Return all lines from the listing below in which the string "this" occurs.
┌─ Given records
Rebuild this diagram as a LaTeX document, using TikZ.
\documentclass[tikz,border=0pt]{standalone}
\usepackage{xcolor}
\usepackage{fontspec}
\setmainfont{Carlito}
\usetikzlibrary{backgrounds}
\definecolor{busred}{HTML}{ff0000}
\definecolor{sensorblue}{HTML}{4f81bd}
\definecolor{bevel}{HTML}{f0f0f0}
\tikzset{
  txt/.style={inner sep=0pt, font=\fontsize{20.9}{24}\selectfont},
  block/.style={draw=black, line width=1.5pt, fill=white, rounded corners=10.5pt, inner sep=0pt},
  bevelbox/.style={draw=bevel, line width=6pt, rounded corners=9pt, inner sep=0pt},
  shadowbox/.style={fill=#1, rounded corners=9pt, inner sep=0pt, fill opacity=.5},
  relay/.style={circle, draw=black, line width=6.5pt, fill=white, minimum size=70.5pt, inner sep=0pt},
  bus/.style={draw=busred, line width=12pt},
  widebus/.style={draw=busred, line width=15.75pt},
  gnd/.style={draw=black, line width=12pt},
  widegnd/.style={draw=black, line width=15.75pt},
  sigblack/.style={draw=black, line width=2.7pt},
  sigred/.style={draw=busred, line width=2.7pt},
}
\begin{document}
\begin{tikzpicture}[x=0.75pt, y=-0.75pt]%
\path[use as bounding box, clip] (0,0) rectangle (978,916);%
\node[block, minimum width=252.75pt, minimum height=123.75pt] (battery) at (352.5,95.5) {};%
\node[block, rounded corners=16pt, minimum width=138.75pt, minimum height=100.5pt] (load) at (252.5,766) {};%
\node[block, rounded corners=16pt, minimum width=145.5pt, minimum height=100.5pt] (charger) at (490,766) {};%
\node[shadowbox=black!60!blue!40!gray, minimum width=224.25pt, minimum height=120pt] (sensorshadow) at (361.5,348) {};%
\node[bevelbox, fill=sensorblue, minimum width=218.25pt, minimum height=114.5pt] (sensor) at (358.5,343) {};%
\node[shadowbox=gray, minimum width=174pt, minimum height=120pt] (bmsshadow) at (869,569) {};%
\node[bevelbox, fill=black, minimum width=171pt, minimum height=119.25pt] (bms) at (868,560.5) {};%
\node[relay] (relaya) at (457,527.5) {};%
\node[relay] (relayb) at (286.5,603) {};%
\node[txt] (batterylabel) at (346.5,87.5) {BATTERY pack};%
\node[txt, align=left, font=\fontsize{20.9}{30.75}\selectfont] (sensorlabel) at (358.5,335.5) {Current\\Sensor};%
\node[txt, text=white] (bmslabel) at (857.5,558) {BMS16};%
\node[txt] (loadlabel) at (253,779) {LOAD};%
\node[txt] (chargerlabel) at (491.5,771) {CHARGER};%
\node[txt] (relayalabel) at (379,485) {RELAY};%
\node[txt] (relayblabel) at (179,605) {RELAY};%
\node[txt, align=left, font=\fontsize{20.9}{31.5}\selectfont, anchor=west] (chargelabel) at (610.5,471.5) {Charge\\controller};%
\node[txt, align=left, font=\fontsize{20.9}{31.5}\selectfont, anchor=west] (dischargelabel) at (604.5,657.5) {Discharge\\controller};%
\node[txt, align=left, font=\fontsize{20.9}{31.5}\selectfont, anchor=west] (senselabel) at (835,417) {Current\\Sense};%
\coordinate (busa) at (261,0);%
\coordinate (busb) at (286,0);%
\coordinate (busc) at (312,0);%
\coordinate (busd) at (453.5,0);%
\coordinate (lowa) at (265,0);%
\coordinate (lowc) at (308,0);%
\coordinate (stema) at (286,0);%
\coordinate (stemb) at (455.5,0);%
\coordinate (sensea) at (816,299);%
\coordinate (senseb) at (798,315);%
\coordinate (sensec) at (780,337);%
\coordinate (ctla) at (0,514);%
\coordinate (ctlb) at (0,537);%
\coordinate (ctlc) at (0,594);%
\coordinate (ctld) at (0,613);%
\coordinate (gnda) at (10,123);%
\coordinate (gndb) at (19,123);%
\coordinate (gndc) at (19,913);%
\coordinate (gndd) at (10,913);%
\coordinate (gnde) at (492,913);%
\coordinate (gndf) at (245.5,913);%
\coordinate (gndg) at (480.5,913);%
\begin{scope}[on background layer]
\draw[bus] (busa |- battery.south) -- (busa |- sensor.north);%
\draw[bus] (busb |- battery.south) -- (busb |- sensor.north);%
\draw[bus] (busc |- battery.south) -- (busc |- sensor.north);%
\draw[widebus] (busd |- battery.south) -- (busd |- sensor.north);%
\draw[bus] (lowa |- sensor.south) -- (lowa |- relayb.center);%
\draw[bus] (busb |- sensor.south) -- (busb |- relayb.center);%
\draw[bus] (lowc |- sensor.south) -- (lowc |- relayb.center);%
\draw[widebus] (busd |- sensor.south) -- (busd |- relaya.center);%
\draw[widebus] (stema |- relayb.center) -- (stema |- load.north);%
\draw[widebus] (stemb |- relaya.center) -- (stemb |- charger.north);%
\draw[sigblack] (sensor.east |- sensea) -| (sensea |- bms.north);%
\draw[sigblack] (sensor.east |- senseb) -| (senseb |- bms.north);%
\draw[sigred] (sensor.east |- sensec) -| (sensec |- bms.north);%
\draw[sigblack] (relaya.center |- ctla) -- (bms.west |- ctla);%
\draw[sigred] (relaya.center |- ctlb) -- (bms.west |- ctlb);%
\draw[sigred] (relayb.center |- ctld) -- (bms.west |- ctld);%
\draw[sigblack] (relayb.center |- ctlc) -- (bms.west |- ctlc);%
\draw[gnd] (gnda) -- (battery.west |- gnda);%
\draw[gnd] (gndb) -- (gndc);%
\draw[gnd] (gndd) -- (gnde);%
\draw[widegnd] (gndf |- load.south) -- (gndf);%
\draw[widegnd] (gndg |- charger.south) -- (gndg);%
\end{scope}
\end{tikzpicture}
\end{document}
└─
┌─ Given records
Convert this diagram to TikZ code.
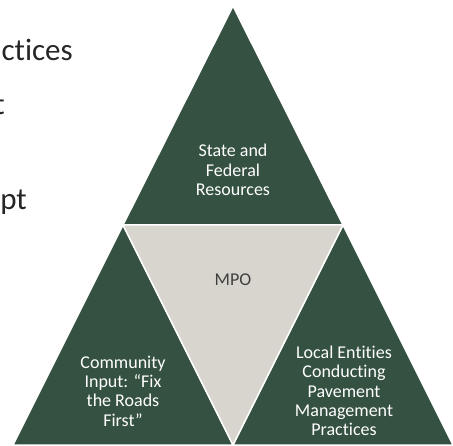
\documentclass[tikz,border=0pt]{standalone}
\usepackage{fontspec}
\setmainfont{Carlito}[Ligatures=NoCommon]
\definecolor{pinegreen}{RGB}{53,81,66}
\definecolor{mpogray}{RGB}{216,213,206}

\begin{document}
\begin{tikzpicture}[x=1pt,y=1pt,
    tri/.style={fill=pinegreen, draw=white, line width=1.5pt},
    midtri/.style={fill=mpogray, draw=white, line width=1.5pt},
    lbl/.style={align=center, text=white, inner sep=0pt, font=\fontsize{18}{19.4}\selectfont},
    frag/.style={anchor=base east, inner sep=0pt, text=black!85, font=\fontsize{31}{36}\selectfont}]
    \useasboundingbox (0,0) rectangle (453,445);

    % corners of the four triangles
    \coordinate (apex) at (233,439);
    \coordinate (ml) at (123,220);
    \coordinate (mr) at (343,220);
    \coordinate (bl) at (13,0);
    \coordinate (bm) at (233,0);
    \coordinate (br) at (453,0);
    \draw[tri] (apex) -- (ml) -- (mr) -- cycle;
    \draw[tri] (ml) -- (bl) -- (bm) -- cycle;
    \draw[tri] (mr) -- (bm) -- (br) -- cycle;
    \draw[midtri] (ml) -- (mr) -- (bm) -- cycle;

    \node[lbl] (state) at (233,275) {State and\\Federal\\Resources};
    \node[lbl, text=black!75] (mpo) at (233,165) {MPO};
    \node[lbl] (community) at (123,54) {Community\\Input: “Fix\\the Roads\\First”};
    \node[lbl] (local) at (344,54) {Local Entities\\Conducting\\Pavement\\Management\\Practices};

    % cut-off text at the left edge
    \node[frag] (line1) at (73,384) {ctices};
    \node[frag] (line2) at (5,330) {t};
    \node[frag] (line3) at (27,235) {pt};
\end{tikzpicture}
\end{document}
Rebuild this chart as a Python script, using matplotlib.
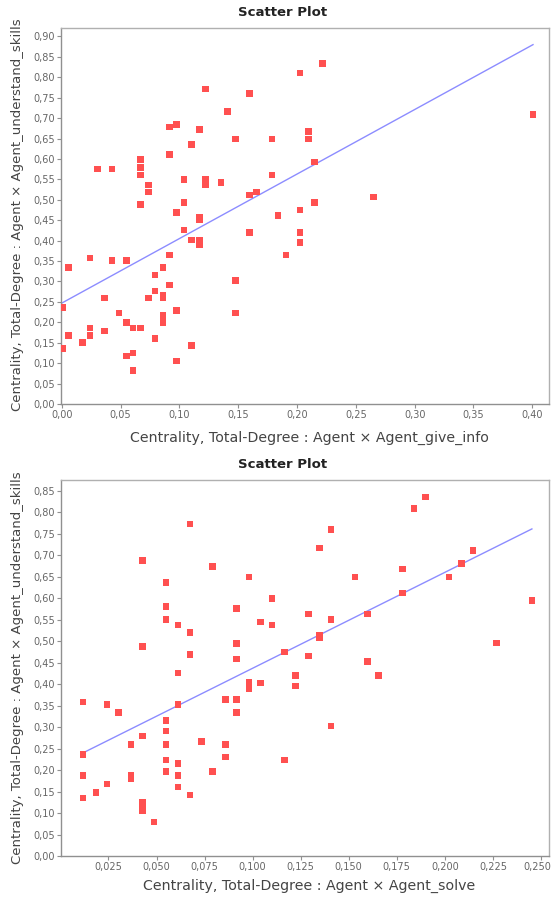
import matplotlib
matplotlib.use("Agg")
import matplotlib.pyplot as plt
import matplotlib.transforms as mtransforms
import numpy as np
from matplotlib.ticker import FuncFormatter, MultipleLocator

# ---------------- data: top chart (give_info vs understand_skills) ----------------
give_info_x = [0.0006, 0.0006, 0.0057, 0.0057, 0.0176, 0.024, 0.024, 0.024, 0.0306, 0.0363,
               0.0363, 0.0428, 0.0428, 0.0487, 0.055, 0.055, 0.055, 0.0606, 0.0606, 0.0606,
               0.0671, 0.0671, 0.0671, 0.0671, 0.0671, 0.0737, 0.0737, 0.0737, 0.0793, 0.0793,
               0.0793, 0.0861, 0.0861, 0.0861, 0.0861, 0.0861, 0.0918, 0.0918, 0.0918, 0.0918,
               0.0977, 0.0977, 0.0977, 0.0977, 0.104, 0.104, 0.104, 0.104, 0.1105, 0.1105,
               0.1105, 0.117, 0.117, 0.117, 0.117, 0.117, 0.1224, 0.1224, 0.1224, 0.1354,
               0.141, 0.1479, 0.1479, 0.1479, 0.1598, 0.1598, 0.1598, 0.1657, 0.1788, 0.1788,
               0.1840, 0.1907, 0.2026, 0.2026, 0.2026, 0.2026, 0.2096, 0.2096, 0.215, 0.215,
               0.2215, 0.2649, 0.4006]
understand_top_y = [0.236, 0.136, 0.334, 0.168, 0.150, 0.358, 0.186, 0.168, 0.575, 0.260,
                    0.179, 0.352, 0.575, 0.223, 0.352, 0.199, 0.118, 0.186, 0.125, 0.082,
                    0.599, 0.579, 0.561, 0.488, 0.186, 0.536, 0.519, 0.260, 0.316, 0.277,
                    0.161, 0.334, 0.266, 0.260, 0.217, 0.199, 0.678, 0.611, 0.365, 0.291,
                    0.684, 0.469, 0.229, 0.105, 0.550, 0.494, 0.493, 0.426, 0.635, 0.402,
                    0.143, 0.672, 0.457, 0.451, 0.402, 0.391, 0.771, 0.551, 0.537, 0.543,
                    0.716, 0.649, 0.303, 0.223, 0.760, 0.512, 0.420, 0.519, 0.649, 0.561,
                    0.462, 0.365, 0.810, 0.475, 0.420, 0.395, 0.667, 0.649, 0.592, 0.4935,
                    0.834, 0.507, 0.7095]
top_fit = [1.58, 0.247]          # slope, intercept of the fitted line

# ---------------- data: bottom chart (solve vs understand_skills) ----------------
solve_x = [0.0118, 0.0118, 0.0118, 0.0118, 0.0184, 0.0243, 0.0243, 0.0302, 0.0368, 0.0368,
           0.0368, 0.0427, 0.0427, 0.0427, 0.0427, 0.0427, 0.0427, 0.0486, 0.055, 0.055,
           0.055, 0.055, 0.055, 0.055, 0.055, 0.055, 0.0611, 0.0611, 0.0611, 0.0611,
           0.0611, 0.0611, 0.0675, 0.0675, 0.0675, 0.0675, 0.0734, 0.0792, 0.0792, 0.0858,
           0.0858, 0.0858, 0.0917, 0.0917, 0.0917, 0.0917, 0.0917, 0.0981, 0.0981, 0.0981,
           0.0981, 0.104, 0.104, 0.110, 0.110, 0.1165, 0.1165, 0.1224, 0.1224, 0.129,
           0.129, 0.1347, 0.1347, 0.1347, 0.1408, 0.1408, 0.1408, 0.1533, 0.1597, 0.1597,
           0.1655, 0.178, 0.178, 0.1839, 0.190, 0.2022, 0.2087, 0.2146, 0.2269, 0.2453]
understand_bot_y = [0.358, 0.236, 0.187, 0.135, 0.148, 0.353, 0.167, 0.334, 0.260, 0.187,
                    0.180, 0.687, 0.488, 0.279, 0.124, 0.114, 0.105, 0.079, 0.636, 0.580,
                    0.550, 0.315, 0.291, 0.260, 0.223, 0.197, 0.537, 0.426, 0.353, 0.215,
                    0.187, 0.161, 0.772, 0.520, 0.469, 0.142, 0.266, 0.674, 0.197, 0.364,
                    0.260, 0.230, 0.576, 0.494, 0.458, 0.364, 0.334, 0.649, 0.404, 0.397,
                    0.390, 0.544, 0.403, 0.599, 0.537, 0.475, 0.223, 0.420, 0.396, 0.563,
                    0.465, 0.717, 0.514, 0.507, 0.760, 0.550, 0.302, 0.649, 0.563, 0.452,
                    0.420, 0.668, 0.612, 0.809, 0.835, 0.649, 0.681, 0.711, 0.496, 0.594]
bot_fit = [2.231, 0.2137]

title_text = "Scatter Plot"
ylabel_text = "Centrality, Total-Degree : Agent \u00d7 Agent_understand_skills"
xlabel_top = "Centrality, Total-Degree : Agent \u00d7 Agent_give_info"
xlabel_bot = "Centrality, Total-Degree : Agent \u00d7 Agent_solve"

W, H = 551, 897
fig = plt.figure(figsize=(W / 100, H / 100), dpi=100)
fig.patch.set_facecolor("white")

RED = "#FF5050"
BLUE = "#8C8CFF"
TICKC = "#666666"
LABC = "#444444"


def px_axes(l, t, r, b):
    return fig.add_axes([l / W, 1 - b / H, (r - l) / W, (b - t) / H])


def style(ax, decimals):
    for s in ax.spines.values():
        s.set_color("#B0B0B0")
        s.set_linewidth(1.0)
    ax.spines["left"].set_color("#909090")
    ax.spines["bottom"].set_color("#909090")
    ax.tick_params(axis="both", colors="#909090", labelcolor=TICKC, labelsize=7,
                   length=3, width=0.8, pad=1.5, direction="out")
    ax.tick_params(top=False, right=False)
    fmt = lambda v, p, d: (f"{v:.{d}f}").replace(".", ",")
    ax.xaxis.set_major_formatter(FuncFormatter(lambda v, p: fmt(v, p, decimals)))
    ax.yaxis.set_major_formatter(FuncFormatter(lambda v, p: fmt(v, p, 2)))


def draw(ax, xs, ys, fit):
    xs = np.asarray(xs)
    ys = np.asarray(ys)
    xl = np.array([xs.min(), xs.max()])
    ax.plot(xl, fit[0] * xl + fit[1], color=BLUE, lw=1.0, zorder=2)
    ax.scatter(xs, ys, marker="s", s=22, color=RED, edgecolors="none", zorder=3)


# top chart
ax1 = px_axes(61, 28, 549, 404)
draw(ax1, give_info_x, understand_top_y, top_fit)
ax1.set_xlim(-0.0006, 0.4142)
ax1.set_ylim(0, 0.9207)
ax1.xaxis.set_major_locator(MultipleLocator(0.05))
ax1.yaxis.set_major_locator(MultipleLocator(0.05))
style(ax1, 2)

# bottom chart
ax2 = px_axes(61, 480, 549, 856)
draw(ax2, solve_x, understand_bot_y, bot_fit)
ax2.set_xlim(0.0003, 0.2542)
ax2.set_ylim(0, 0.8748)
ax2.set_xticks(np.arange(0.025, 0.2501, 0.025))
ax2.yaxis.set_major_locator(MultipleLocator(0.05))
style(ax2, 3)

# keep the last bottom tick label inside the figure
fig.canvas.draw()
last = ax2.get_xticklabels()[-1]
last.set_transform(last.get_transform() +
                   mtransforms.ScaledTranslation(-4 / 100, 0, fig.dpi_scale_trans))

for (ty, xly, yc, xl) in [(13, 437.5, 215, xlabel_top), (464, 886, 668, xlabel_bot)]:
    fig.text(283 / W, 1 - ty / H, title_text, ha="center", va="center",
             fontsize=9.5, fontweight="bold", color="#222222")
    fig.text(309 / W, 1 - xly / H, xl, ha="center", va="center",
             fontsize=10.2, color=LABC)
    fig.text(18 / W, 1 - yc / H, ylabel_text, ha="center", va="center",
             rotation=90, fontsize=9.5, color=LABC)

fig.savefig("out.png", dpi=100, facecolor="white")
└─
Exercise response:
Rebuild this diagram as a LaTeX document, using TikZ.
Convert this diagram to TikZ code.
Rebuild this chart as a Python script, using matplotlib.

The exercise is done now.